The field trip is part of SC Johnson’s Kaleidoscope Educational Series (KES), which offers a variety of programs designed to support school curricula covering a wide variety of subjects from science and math to art, music and theater. This year’s program will attract an estimated 51,000 students. For many kids, this will be their first field trip in a long time; for some, it’s their first field trip ever.
For many students, field trips are an adventure that takes them to unfamiliar places. They get introduced to new locations and ideas in addition to having classroom concepts reinforced. It’s also a kickstart to their curiosity and imagination — and to the possibilities of their career. However, field trips require funding and transportation, which can sometimes be scarce, especially in recent years, as many schools face tighter budgets. And they can be logistically challenging to organize.
SC Johnson’s KES STEM programs are offered at no cost to schools and students, whether an actual field trip to Racine or via a broadcast to classrooms in communities where the company has business operations. That includes helping organize — and, importantly, pay for — transportation to and from SC Johnson’s campus, the space and the educational programming.

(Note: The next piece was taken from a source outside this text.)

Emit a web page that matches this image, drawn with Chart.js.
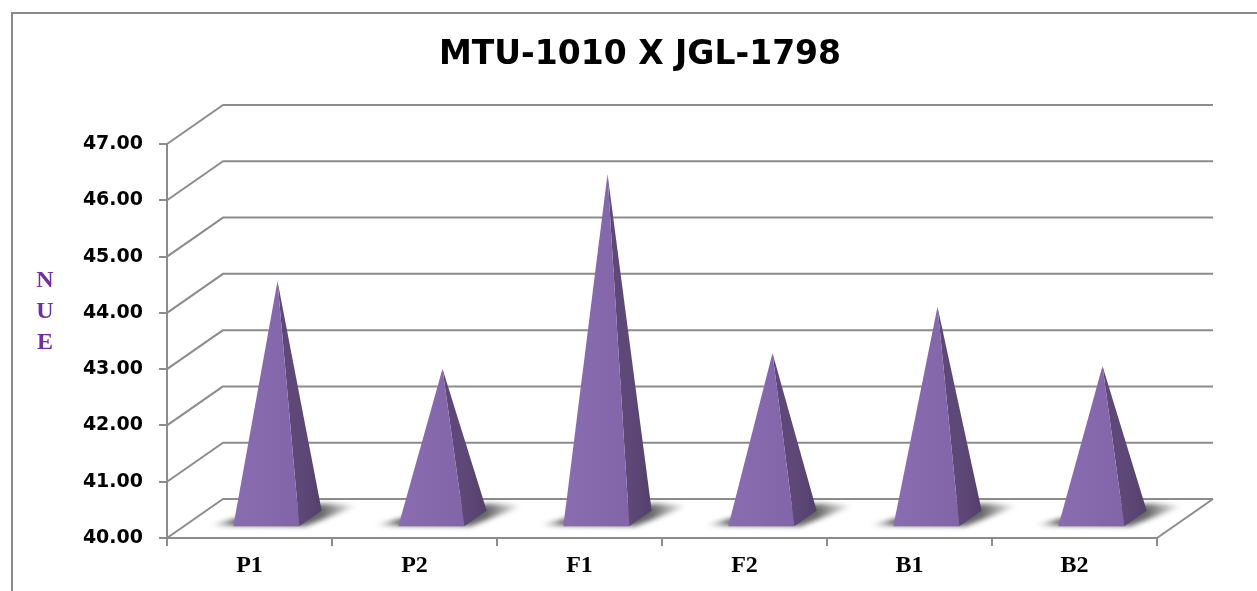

Empowering the Next Generation
This is the 45th year of STEM programs and the KES at SC Johnson. During the first year, 13 programs were offered at the Golden Rondelle Theater on the corporate campus, with 8,960 students and teachers attending. The theater itself has a tie to the inspiring possibility of children. It was built as the company’s pavilion for the 1964/1965 World’s Fair in New York to showcase the film To Be Alive, which traced how children in various parts of the world mature into adulthood.
Inspiring Possibilities
Half the fun of a field trip is the social experience and the change in routine: the bus rides, picking out the lunch spot and hanging with friends. It’s different than sitting at a desk every day, five days a week, and in most cases, you see what you are learning applied in a real-world setting. More than that, however, field trips to education programs such as KES also stimulate children’s interest in learning not only during the trip but also for the rest of their lives.
A study of 400 adults — half of which had taken a learning trip in their youth, the other half had not — found that 59% of children who take school trips have better grades and higher graduation rates from high school (95%) and college (63%). A 2016 study echoes this, showing that science-oriented field trips can improve the scores of middle school students in scientific tests and increase their overall proficiency in the subject matter.
Most importantly, engaging students in STEM activities and learning experiences might help turn that switch on for something they’re interested in. Guiding a group of young girls through The Blue Paradox exhibit on the plastic pollution crisis at the Museum and Science and Industry may not only help them learn about the ocean but may also get them interested in aquatic life as a whole. A KES field trip about Paper Airplane Dynamics may spark an interest in flight and a career in aerospace engineering.
Or perhaps, simply, students have a great time learning and find themselves a little more interested in science than they were the day before.